## Task
Scan the data below for the string "this". Show every line where it turns up.

## Data block
— begin —

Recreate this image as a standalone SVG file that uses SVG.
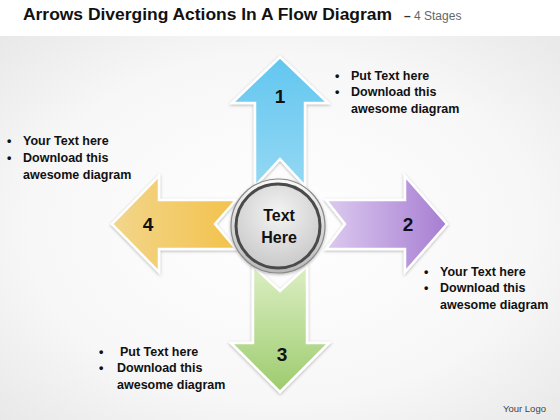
<svg xmlns="http://www.w3.org/2000/svg" width="560" height="420" viewBox="0 0 560 420">
<defs>
<radialGradient id="bg" cx="0.5" cy="0.5" r="0.75">
<stop offset="0" stop-color="#ffffff"/>
<stop offset="0.6" stop-color="#f7f7f7"/>
<stop offset="1" stop-color="#e6e6e6"/>
</radialGradient>
<linearGradient id="gBlue" x1="0" y1="0" x2="0" y2="1">
<stop offset="0" stop-color="#62c6ef"/>
<stop offset="1" stop-color="#94d8f4"/>
</linearGradient>
<linearGradient id="gPurple" x1="0" y1="0" x2="1" y2="0">
<stop offset="0" stop-color="#dccaef"/>
<stop offset="1" stop-color="#a77dd2"/>
</linearGradient>
<linearGradient id="gGreen" x1="0" y1="0" x2="0" y2="1">
<stop offset="0" stop-color="#dcefc4"/>
<stop offset="1" stop-color="#9dcb6d"/>
</linearGradient>
<linearGradient id="gYellow" x1="0" y1="0" x2="1" y2="0">
<stop offset="0" stop-color="#f2d68c"/>
<stop offset="1" stop-color="#f3c24c"/>
</linearGradient>
<linearGradient id="gRing" x1="0" y1="0" x2="0" y2="1">
<stop offset="0" stop-color="#fafafa"/>
<stop offset="1" stop-color="#b8b8b8"/>
</linearGradient>
<radialGradient id="gInner" cx="0.5" cy="0.35" r="0.7">
<stop offset="0" stop-color="#f4f4f4"/>
<stop offset="1" stop-color="#c6c6c6"/>
</radialGradient>
<filter id="sh" x="-20%" y="-20%" width="140%" height="140%">
<feDropShadow dx="0" dy="1" stdDeviation="1.5" flood-color="#000" flood-opacity="0.3"/>
</filter>
</defs>
<style>
.arrow{stroke:#ffffff;stroke-width:2.5;stroke-linejoin:miter;filter:url(#sh)}
.num{font-family:"Liberation Sans",Arial,sans-serif;font-weight:bold;font-size:19px;fill:#111;text-anchor:middle}
.txt{font-family:"Liberation Sans",Arial,sans-serif;font-weight:bold;font-size:12.5px;fill:#111}
.ctr{font-family:"Liberation Sans",Arial,sans-serif;font-weight:bold;font-size:16px;fill:#111;text-anchor:middle}
</style>
<rect x="0" y="0" width="560" height="420" fill="#ffffff"/>
<rect x="0" y="36" width="560" height="384" fill="url(#bg)"/>
<text x="23" y="20" font-family="'Liberation Sans',Arial,sans-serif" font-weight="bold" font-size="16" fill="#111" textLength="369" lengthAdjust="spacingAndGlyphs">Arrows Diverging Actions In A Flow Diagram</text>
<text x="404" y="20" font-family="'Liberation Sans',Arial,sans-serif" font-size="12" fill="#666"><tspan font-weight="bold" fill="#333">–</tspan> 4 Stages</text>
<g id="arrow1">
<polygon class="arrow" fill="url(#gBlue)" points="280,57 328,103 305,103 305,186 280,159 255,186 255,103 232,103"/>
<text class="num" x="280" y="103">1</text>
</g>
<g id="arrow2">
<polygon class="arrow" fill="url(#gPurple)" points="447,224 405,176 405,200 326,200 345,224 326,249 405,249 405,272"/>
<text class="num" x="408" y="231">2</text>
</g>
<g id="arrow3">
<polygon class="arrow" fill="url(#gGreen)" points="280,392 329,343 307,343 307,266 280,291 253,266 253,343 231,343"/>
<text class="num" x="282" y="361">3</text>
</g>
<g id="arrow4">
<polygon class="arrow" fill="url(#gYellow)" points="112,224 159,176 159,200 236,200 215,224 236,249 159,249 159,272"/>
<text class="num" x="148" y="231">4</text>
</g>
<g id="center">
<circle cx="278" cy="226" r="47" fill="url(#gRing)" stroke="#8a8a8a" stroke-width="1.2" filter="url(#sh)"/>
<circle cx="278" cy="226" r="42" fill="url(#gInner)" stroke="#4a4a4a" stroke-width="3"/>
<text class="ctr" x="279" y="221">Text</text>
<text class="ctr" x="279" y="243">Here</text>
</g>
<g id="text1">
<text class="txt" x="335" y="80">•</text>
<text class="txt" x="351" y="80">Put Text here</text>
<text class="txt" x="335" y="96">•</text>
<text class="txt" x="351" y="96">Download this</text>
<text class="txt" x="351" y="113">awesome diagram</text>
</g>
<g id="text2">
<text class="txt" x="424" y="276">•</text>
<text class="txt" x="440" y="276">Your Text here</text>
<text class="txt" x="424" y="292">•</text>
<text class="txt" x="440" y="292">Download this</text>
<text class="txt" x="440" y="309">awesome diagram</text>
</g>
<g id="text3">
<text class="txt" x="99" y="356">•</text>
<text class="txt" x="120" y="356">Put Text here</text>
<text class="txt" x="99" y="372">•</text>
<text class="txt" x="117" y="372">Download this</text>
<text class="txt" x="117" y="389">awesome diagram</text>
</g>
<g id="text4">
<text class="txt" x="7" y="145">•</text>
<text class="txt" x="23" y="145">Your Text here</text>
<text class="txt" x="7" y="162">•</text>
<text class="txt" x="23" y="162">Download this</text>
<text class="txt" x="23" y="179">awesome diagram</text>
</g>
<text x="503" y="412" font-family="'Liberation Sans',Arial,sans-serif" font-size="9.5" fill="#444">Your Logo</text>
</svg>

— end —

## Task answer
Recreate this image as a standalone SVG file that uses SVG.
<text class="txt" x="351" y="96">Download this</text>
<text class="txt" x="440" y="292">Download this</text>
<text class="txt" x="117" y="372">Download this</text>
<text class="txt" x="23" y="162">Download this</text>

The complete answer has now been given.